This week, The Washington Post has been publishing a long, enthralling, frightening piece on the vast number of intelligence-gathering systems that have sprung up since 9/11, much of the gathering done by independent businesses. A big part of the newspaper’s story is that what’s really needed is one clearing-house organization that would sift through all the data to discern the proper patterns and clues, and thus help prevent future terrorist attacks with greater speed and accuracy.
Does this sound familiar to anyone who watched Rubicon when AMC premiered its pilot episode last month? It stars James Badge Dale, the soulful soldier from The Pacific, as a brilliant data analyst for an organization called A.P.I., American Policy Institute — precisely the kind of real-life data-analysis group Washington Post writers Dana Priest and William M. Arkin say exists in near-total secrecy around the country.
While the Post‘s investigative series is extremely important as current news, I can’t help but wonder whether AMC is gnashing its corporate teeth this week, thinking, “Damn! If only this story had broken the week we premiere!”

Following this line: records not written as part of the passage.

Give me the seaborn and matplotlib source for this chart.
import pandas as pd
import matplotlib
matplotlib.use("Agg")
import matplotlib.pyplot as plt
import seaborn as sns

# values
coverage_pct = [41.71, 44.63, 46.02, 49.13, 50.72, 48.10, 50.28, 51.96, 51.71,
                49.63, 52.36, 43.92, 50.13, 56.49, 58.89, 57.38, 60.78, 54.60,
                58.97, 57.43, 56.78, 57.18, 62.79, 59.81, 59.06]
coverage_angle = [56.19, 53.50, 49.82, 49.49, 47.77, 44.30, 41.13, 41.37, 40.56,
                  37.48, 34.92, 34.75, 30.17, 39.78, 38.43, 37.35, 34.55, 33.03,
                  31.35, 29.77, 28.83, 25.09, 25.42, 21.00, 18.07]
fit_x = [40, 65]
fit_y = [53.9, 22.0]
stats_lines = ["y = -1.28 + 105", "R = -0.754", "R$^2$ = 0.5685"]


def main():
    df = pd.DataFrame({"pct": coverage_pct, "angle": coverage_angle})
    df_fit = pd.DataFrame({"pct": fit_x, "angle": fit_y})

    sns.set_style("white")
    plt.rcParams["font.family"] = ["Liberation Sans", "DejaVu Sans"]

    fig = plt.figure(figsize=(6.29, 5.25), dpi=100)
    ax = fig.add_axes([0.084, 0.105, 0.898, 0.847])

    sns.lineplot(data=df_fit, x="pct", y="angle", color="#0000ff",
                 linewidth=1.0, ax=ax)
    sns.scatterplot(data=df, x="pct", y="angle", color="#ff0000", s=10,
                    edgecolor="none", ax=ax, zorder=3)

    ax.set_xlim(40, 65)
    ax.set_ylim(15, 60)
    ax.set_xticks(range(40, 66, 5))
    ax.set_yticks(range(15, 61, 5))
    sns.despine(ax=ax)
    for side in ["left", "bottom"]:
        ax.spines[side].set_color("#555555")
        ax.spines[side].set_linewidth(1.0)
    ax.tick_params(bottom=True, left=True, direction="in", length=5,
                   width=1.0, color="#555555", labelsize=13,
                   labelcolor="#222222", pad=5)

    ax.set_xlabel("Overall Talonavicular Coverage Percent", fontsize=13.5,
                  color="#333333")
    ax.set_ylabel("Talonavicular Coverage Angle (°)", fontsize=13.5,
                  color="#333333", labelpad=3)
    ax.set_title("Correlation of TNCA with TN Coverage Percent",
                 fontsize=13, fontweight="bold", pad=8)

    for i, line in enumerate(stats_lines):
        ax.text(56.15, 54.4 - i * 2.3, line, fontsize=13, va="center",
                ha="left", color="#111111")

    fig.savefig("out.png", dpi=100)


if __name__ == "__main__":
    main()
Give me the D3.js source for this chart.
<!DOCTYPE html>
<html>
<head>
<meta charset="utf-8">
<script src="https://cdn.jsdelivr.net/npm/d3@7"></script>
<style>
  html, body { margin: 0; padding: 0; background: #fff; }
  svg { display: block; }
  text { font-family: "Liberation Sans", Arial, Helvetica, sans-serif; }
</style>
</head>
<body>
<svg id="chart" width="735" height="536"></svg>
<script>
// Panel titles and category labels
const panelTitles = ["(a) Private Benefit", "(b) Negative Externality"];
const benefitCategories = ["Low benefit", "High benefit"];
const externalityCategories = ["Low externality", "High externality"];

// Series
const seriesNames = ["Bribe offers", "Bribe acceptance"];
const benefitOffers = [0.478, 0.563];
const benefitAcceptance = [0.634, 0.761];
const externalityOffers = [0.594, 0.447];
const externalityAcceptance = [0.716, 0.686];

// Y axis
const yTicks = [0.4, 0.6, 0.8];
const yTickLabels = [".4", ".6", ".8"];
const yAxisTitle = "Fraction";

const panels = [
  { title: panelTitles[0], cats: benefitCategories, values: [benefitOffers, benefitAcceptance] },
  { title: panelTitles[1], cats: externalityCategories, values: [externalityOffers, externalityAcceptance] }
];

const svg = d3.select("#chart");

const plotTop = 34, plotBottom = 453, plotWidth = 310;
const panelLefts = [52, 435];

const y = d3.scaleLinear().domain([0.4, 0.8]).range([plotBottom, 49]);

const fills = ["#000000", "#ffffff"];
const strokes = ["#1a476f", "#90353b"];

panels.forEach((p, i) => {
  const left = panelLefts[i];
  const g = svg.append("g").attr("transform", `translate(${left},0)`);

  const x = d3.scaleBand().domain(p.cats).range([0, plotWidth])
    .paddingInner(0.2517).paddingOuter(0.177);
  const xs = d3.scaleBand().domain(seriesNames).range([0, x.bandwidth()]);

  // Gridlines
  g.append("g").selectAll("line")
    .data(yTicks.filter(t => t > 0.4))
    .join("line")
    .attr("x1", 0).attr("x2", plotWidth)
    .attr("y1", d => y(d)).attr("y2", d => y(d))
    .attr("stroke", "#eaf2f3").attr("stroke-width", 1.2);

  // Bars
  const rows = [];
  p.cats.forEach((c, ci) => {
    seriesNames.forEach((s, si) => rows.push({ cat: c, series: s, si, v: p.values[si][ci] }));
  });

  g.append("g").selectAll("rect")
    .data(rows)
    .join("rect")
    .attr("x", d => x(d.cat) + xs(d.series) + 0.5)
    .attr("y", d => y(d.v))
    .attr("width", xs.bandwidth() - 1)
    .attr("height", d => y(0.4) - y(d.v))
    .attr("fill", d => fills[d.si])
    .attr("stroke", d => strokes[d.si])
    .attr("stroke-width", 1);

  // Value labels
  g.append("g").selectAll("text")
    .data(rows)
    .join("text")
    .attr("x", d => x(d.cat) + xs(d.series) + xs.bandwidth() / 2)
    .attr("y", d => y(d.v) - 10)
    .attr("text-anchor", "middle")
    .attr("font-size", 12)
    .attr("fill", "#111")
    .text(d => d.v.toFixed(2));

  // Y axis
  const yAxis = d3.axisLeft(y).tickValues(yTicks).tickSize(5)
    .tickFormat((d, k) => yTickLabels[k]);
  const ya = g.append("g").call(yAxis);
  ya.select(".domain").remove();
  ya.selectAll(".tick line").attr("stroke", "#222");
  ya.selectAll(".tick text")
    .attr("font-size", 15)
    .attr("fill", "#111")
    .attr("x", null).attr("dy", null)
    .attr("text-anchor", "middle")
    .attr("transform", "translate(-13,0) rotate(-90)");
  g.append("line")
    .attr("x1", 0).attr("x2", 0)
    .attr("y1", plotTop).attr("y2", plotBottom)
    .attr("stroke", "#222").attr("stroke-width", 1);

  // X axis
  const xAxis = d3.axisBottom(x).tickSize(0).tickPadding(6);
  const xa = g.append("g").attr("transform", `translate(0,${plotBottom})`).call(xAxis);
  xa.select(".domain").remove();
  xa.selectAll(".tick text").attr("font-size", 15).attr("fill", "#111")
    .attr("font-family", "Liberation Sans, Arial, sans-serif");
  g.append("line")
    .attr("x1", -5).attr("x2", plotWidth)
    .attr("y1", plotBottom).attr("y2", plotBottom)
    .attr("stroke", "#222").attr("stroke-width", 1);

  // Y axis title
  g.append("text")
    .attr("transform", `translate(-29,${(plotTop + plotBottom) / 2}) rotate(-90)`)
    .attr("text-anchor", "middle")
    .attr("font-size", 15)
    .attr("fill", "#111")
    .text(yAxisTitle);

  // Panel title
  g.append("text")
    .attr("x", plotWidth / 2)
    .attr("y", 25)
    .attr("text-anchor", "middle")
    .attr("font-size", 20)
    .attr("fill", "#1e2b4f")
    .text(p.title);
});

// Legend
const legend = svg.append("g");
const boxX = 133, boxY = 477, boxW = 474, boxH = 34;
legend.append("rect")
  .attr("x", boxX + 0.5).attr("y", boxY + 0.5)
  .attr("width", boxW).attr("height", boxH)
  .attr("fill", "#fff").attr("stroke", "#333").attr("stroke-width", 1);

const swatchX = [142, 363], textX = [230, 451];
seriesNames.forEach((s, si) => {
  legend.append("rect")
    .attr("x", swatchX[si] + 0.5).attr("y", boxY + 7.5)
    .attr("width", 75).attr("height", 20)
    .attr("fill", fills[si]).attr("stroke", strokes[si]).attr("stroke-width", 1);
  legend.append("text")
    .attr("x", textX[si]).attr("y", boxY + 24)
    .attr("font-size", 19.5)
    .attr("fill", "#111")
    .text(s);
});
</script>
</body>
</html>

Rubicon starts up on Aug. 1; I’ve seen the first four episodes, and it is terrific television. I can imagine the show’s producers have spent a lot of time this week reading The Washington Post, comparing their extensive research into government and private-business intelligence-gathering, and possibly picking up future plot-points.
Rubicon, to judge from what the Post says, has a lot of it right already, even down to the fact that the brainy data-sifters tend to be in the 20s and 30s, over-worked and under-paid. Read the Post‘s series; then get ready for a really good TV show.